After rising yesterday, the US dollar is weaker this morning thanks to concerns regarding progress on tax reforms and a possible US government shutdown this coming Friday. Yesterday, we published our broader thoughts on the dollar, arguing that the dollar is likely to remain subdued until a bigger catalyst can push inflation expectations higher. Looking at news, the House voted to begin the negotiation process with the Senate in order to reconcile the differences between the two tax bills. The Senate is expected to vote on the matter later this week. As the US government budget is set to run out this Friday, the threat of a possible shutdown is also weighing on the currency. Our medium-term outlook on the dollar remains neutral.

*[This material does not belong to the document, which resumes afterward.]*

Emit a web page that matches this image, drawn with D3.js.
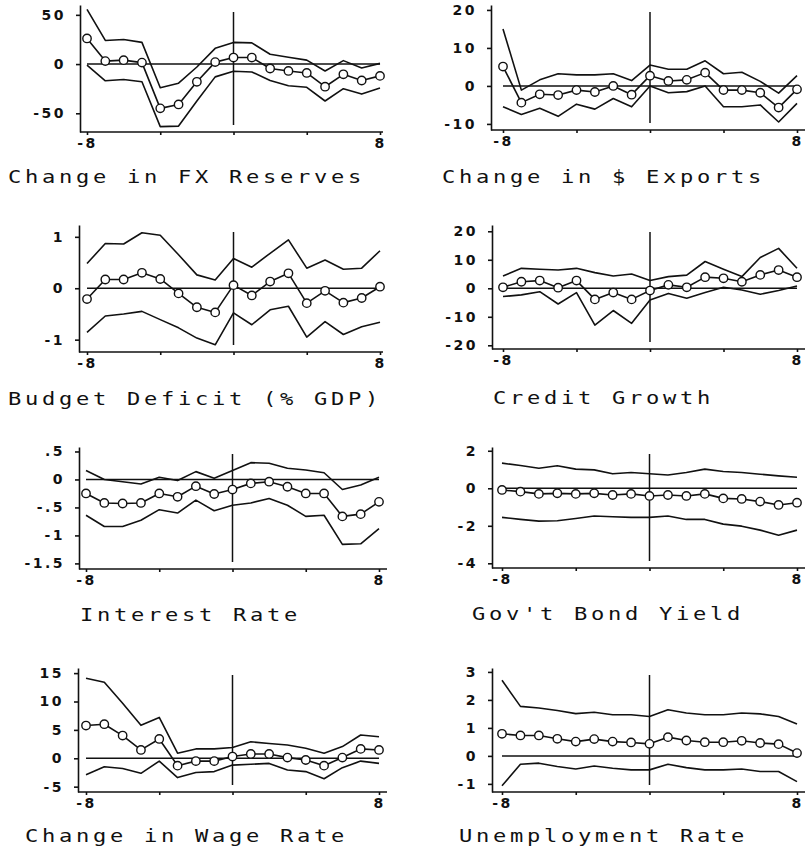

USD/JPY is down and currently trading just above 112.20. EUR/USD is up today and currently just above 1.1830. The pound is down, with GBP/USD currently above 1.3410.
This week, we’ll see economic events including PMIs, nonfarm payrolls, and the US debt ceiling deadline. Month-over-month factory orders (-0.1% vs. -0.4% expected) and durable goods (-0.8%) were fairly weak. Markit Composite PMIs (54.5 vs. 55.2 prior) were lower than the previous print. ISM Non-Manufacturing PMIs (57.4 vs. 59 expected) were lower than expectations. The trade balance (-48.7b vs. -47.5b expected) was also worse than expected. Later today, we’ll get ADP jobs and nonfarm productivity. On Thursday we’ll get initial jobless claims and consumer credit. The most important day next week is Friday. On that day, we’ll get nonfarm payrolls and find out if Congress is able to extend the debt limit. Last week, the Senate passed the tax bill, helping to stoke future inflation expectations.
As the dollar rebounds from its lows in early September, we are upgrading the US dollar to neutral. The currency is neither overbought nor oversold today, and trades within a normal range. This is based on technical indicators when looking at a weekly chart.